4

I have a node application running on port 8443. My nginx handles the web requests on port 80 and 443 and should redirect the user to 8443.

here's my /etc/nginx/sites-enabled/default config:

upstream my_upstream {
   server 127.0.0.1:8443;
   keepalive 64;
}

server {
    listen 80;
    server_name myapp.com;
    rewrite ^/(.*) https://myapp.com/$1 permanent;
}

server {
    listen 443 ssl;
    server_name 12.34.12.34 www.myapp.com myapp.com *.myapp.com;
    ssl_certificate /path/to/my/cert.crt;
    ssl_certificate_key /path/to/my/private.key
    // other ssl params

    location / {
        proxy_redirect off;
        proxy_pass https://my_upstream;
        // other params 
    }
}

with this config I can access my app via

http(s)://myapp.com:8443

only when I add the following iptables

iptables -t nat -A PREROUTING -p tcp --dport 443 -j REDIRECT --to-ports 8443
iptables -t nat -A OUTPUT -p tcp --dport 443 -o lo -j REDIRECT --to-port 8443

I can access

http(s)://myapp.com

Questions:

It seems kinda silly to me to redirect from port 80 to 443 to 8443 using iptables. Is there a way to do this with nginx only (or is this the way to go?).

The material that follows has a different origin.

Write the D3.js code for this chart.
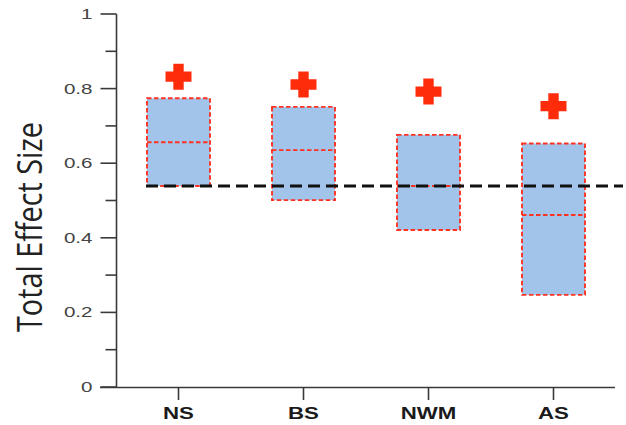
<!DOCTYPE html>
<html>
<head>
<meta charset="utf-8">
<script src="https://cdn.jsdelivr.net/npm/d3@7"></script>
<style>
  html, body { margin: 0; padding: 0; background: #fff; }
  svg { display: block; }
</style>
</head>
<body>
<svg id="chart" width="626" height="425"></svg>
<script>
// Groups on the x axis
const categories = ["NS", "BS", "NWM", "AS"];
// Box extents (low, middle line, high) of the total effect size per group
const boxLow  = [0.539, 0.501, 0.421, 0.247];
const boxMid  = [0.656, 0.635, 0.539, 0.461];
const boxHigh = [0.774, 0.751, 0.676, 0.653];
// Point estimate shown by the red cross above each box
const markValue = [0.832, 0.811, 0.792, 0.753];
// Reference level drawn as the dashed horizontal line
const referenceLevel = 0.539;
// Axis ticks
const yMajorTicks = [0, 0.2, 0.4, 0.6, 0.8, 1];
const yMinorTicks = [0.1, 0.3, 0.5, 0.7, 0.9];
const yTitle = "Total Effect Size";

const svg = d3.select("#chart");
const axisColor = "#3a3a3a";

const y = d3.scaleLinear().domain([0, 1]).range([387, 14]);
const x = d3.scaleBand().domain(categories).range([116, 616]);
const boxW = 63;

const rows = categories.map((c, i) => ({ c, lo: boxLow[i], mid: boxMid[i], hi: boxHigh[i], mark: markValue[i] }));

// Boxes
svg.append("g").selectAll("rect").data(rows).join("rect")
  .attr("x", d => x(d.c) + x.bandwidth() / 2 - boxW / 2)
  .attr("y", d => y(d.hi))
  .attr("width", boxW)
  .attr("height", d => y(d.lo) - y(d.hi))
  .attr("fill", "#a2c3ea")
  .attr("stroke", "#ff3322")
  .attr("stroke-width", 1.9)
  .attr("stroke-dasharray", "4.5,2.5");

svg.append("g").selectAll("line").data(rows).join("line")
  .attr("x1", d => x(d.c) + x.bandwidth() / 2 - boxW / 2)
  .attr("x2", d => x(d.c) + x.bandwidth() / 2 + boxW / 2)
  .attr("y1", d => y(d.mid))
  .attr("y2", d => y(d.mid))
  .attr("stroke", "#ff3322")
  .attr("stroke-width", 1.9)
  .attr("stroke-dasharray", "4.5,2.5");

// Dashed reference line
svg.append("line")
  .attr("x1", 146).attr("x2", 623)
  .attr("y1", y(referenceLevel)).attr("y2", y(referenceLevel))
  .attr("stroke", "#111")
  .attr("stroke-width", 3)
  .attr("stroke-dasharray", "12,6");

// Red crosses: thick-armed plus symbol
const plusSymbol = {
  draw(ctx, size) {
    const w = Math.sqrt(size);      // overall width
    const h = w / 2, a = w * 0.2;   // half width, half arm thickness
    ctx.moveTo(-a, -h); ctx.lineTo(a, -h); ctx.lineTo(a, -a); ctx.lineTo(h, -a);
    ctx.lineTo(h, a); ctx.lineTo(a, a); ctx.lineTo(a, h); ctx.lineTo(-a, h);
    ctx.lineTo(-a, a); ctx.lineTo(-h, a); ctx.lineTo(-h, -a); ctx.lineTo(-a, -a);
    ctx.closePath();
  }
};
const cross = d3.symbol().type(plusSymbol).size(26 * 26);
svg.append("g").selectAll("path").data(rows).join("path")
  .attr("transform", d => `translate(${x(d.c) + x.bandwidth() / 2},${y(d.mark)})`)
  .attr("d", cross)
  .attr("fill", "#ff2c0c");

// Y axis
const yAxisG = svg.append("g").attr("transform", "translate(116.5,0)");
yAxisG.append("line")
  .attr("y1", y(1)).attr("y2", y(0) + 0.5)
  .attr("stroke", axisColor).attr("stroke-width", 1.6);
yAxisG.selectAll("line.major").data(yMajorTicks).join("line")
  .attr("class", "major")
  .attr("x1", -16).attr("x2", 0)
  .attr("y1", d => y(d)).attr("y2", d => y(d))
  .attr("stroke", axisColor).attr("stroke-width", 1.6);
yAxisG.selectAll("line.minor").data(yMinorTicks).join("line")
  .attr("class", "minor")
  .attr("x1", -11).attr("x2", 0)
  .attr("y1", d => y(d)).attr("y2", d => y(d))
  .attr("stroke", axisColor).attr("stroke-width", 1.6);
yAxisG.selectAll("text").data(yMajorTicks).join("text")
  .attr("transform", d => `translate(-24,${y(d) + 5}) scale(1.42,1)`)
  .attr("text-anchor", "end")
  .attr("font-family", "Liberation Sans, Arial, sans-serif")
  .attr("font-size", 14.5)
  .attr("fill", "#444")
  .text(d => d === 0 ? "0" : d === 1 ? "1" : d3.format(".1f")(d));

// X axis
svg.append("line")
  .attr("x1", 100).attr("x2", 615)
  .attr("y1", y(0) + 0.5).attr("y2", y(0) + 0.5)
  .attr("stroke", axisColor).attr("stroke-width", 1.6);
const xAxisG = svg.append("g");
xAxisG.selectAll("line").data(categories).join("line")
  .attr("x1", d => x(d) + x.bandwidth() / 2)
  .attr("x2", d => x(d) + x.bandwidth() / 2)
  .attr("y1", y(0)).attr("y2", y(0) + 13)
  .attr("stroke", axisColor).attr("stroke-width", 1.6);
xAxisG.selectAll("text").data(categories).join("text")
  .attr("transform", d => `translate(${x(d) + x.bandwidth() / 2},419) scale(1.35,1)`)
  .attr("text-anchor", "middle")
  .attr("font-family", "Liberation Sans, Arial, sans-serif")
  .attr("font-weight", "bold")
  .attr("font-size", 16.5)
  .attr("fill", "#1a1a1a")
  .text(d => d);

// Y title
svg.append("text")
  .attr("transform", "translate(42,227) scale(1.4,1) rotate(-90)")
  .attr("text-anchor", "middle")
  .attr("font-family", "Open Sans, sans-serif")
  .attr("font-size", 25)
  .attr("textLength", 210)
  .attr("lengthAdjust", "spacingAndGlyphs")
  .attr("fill", "#222")
  .text(yTitle);
</script>
</body>
</html>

Is this approach (having the application on a non standard port like 8443) a good idea at all?

8
  • Why do you want to redirect in this way? I've answered a very similar question over on SO which might be of interest: stackoverflow.com/questions/33333269/nodejs-instead-of-apache/… Oct 26, 2015 at 13:46
  • aren't you suggesting what I'm trying to do? Having node run on a specific port (in my example 8443) and run nginx as the webserver on port 80/443
    – Markus
    Oct 26, 2015 at 19:32
  • I thought you were also asking SHOULD you do that. To answer your last two questions in your original question: 1) yes there is a way to do this in Nginx (as others have answered) and yes this is the way to go (as per my link). 2) it's fine to have apps on non-standard ports if there is a front end process (like Nginx) on standard ports which are how the app is accessed by outside world (and don't allow direct access to the service). Personally I don't think you need https between Nginx and Node if on same server so I wouldn't use 8443 as the port number as that would imply https. Make sense? Oct 26, 2015 at 19:50
  • maybe I'm missing something, but I don't see how any of the given answers are different from my solution. I have the nginx running on 80/443 and node on 8443 (could be any port). The problem is that I can't access my app via http(s)://myapp.com without the iptables rules
    – Markus
    Oct 26, 2015 at 20:14
  • Apologies I completely missed the fact you already had proxy_redirects in place in your originally question! Hmmm that should work. Is Nginx definitely running? If you go to myapp.com does it redirect? Anything in error logs? Also I'd remove the https from proxy_redirect for now as that will add extra complications so try with just a http call. Do you see that hitting your node app at all in its logs? Oct 26, 2015 at 20:30

2 Answers 2

2

Easy. Since your node.js is running on port 8443, and as far as I understood, you don't have any other service listening for requests in other ports, you can simply do this in your nginx configuration:

server {
    # here comes the rest of your nginx configuration
    location / {
        proxy_pass http://127.0.0.1:8443;
    }
}

You don't have to use any iptables rules, nor create an upstream section in your nginx configuration. nginx can (and should) do all the port redirect out of the box (as normally any reverse proxy does).

I could be wrong, but the reason your application starts working after the iptables rules is because your clients start to access your node.js server directly, because of the port redirect, which is similar to when we use Squid as a transparent proxy.

This article can help you. Ignore the fact the it was addressed to Apache:

Good luck and best regards!

1
  • unfortunately it didn't help. From what I understand I don't see much difference to my original config though? Thanks for the article, but I still don't really know why my original solution doesn't work
    – Markus
    Oct 10, 2015 at 7:52
1

It's a bit pointless and wasteful to be doing encryption on 127.0.0.1 between nginx and your upstream, when your upstream is running at 127.0.0.1.

If anything, your solution with iptables redirect would actually be much more efficient than simply getting nginx into the mix, without any changes to the upstream.

But we have to ask -- if you're not using any extra cool features of nginx, why do you want to add it into the mix in the first place?

The proper approach would be to run your upstream without https, and redirect both the http and https to the upstream with nginx. The reason your present config doesn't work likely has to do with some configuration error, which is not obvious from the snippets you've pasted so far.